Review – Ruby Singh

Album: Vox.Infold
Release Date: February 18, 2022
Genre: a cappella

From Vancouver composer and producer Ruby Singh comes this eclectic collection of culturally diverse singers, each contributing their disparate backgrounds and styles to create a unified, compelling listening experience. With chants, harmonies, throat singing, beatboxing and more, Vox.Infold is a vivid smorgasbord of vocal intonations.

The album is wholly evocative and largely haunting. The slow-building introductory whopper “Hyphae,” for example, establishes an ominous tone that is typical of several of the songs. This is balanced on the other end by “Moon Of Open Hands,” which embodies a more uplifting kind of energy. Most of what occurs between is a raw and frequently intense exploration that seems to reach into the very core of humanity and conjure it into sound. The emphasis is more on form than verbal content, with most tracks being sparse on syntax if not lacking it entirely.
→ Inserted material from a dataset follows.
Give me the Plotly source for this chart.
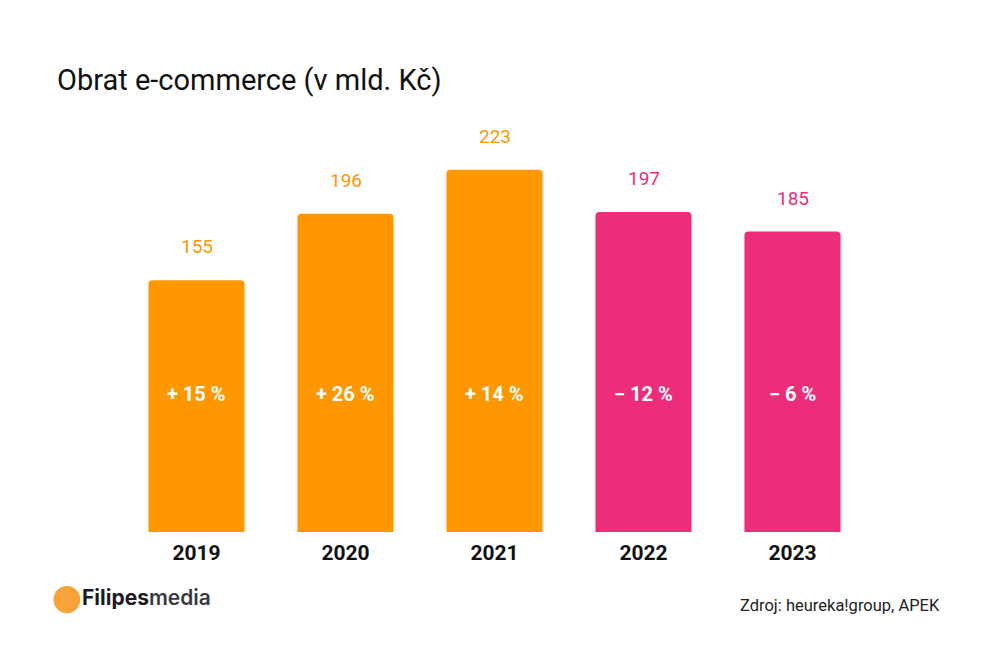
import plotly.graph_objects as go

years = ["2019", "2020", "2021", "2022", "2023"]
values = [155, 196, 223, 197, 185]
changes = ["+ 15 %", "+ 26 %", "+ 14 %", "− 12 %", "− 6 %"]
colors = ["#FF9700", "#FF9700", "#FF9700", "#EC2D7A", "#EC2D7A"]

fig = go.Figure()
fig.add_trace(go.Bar(
    x=years, y=values, marker=dict(color=colors, line=dict(width=0)),
    hoverinfo="skip", showlegend=False,
))

for i, (v, c, ch) in enumerate(zip(values, colors, changes)):
    fig.add_annotation(x=i, y=v, text=str(v), showarrow=False, yanchor="bottom",
                       yshift=20, font=dict(family="Roboto", size=19, color=c))
    fig.add_annotation(x=i, y=85, text="<b>" + ch + "</b>", showarrow=False,
                       font=dict(family="Roboto", size=20, color="white"))

fig.add_annotation(xref="paper", yref="paper", x=-0.09, y=1.0, yshift=46,
                   text="Obrat e-commerce (v mld. Kč)", showarrow=False,
                   xanchor="left", yanchor="middle",
                   font=dict(family="Roboto", size=29, color="#111111"))
fig.add_annotation(xref="paper", yref="paper", x=1.1, y=0, yshift=-73,
                   text="Zdroj: heureka!group, APEK", showarrow=False,
                   xanchor="right", yanchor="middle",
                   font=dict(family="Roboto", size=16.5, color="#222222"))
fig.add_annotation(xref="paper", yref="paper", x=-0.057, y=0, yshift=-65,
                   text="<b>Filipes</b><span style='font-weight:600;color:#3a3a44'>media</span>",
                   showarrow=False, xanchor="left", yanchor="middle",
                   font=dict(family="Inter", size=21, color="#1a1a22"))
fig.add_shape(type="circle", xref="paper", yref="paper",
              x0=-0.092, x1=-0.056, y0=-0.2, y1=-0.133,
              fillcolor="#F7A33A", line=dict(width=0))

fig.update_layout(
    width=1000, height=667,
    margin=dict(l=114, r=141, t=118, b=143),
    paper_bgcolor="white", plot_bgcolor="white",
    bargap=0.355, barcornerradius=4,
    xaxis=dict(type="category", range=[-0.5, 4.5], showgrid=False, zeroline=False,
               showline=False, ticks="", ticklabelstandoff=6,
               tickfont=dict(family="Roboto", size=21, color="#111111"),
               tickvals=years, ticktext=["<b>" + y + "</b>" for y in years]),
    yaxis=dict(range=[0, 250], visible=False),
)

fig.write_html("out.html")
When such does occur, you might catch little more than the occasional fleeting phrase among overlapping voices, or a repeated word calling itself into prominence. There are certain moments, however, where meaning is a bit more explicitly delivered, like when the intertwined but separately meandering choral paths of “Shapeshift” ultimately come together to pronounce a message impossible to miss.

If seeking hooks, instrumental solos, or really much of anything conventional in the context of mainstream music, you will not find it here. Ruby Singh is clearly not one to keep within the bounds of the industry’s expectations and Vox.Infold is the sort of creation that threatens to break them altogether.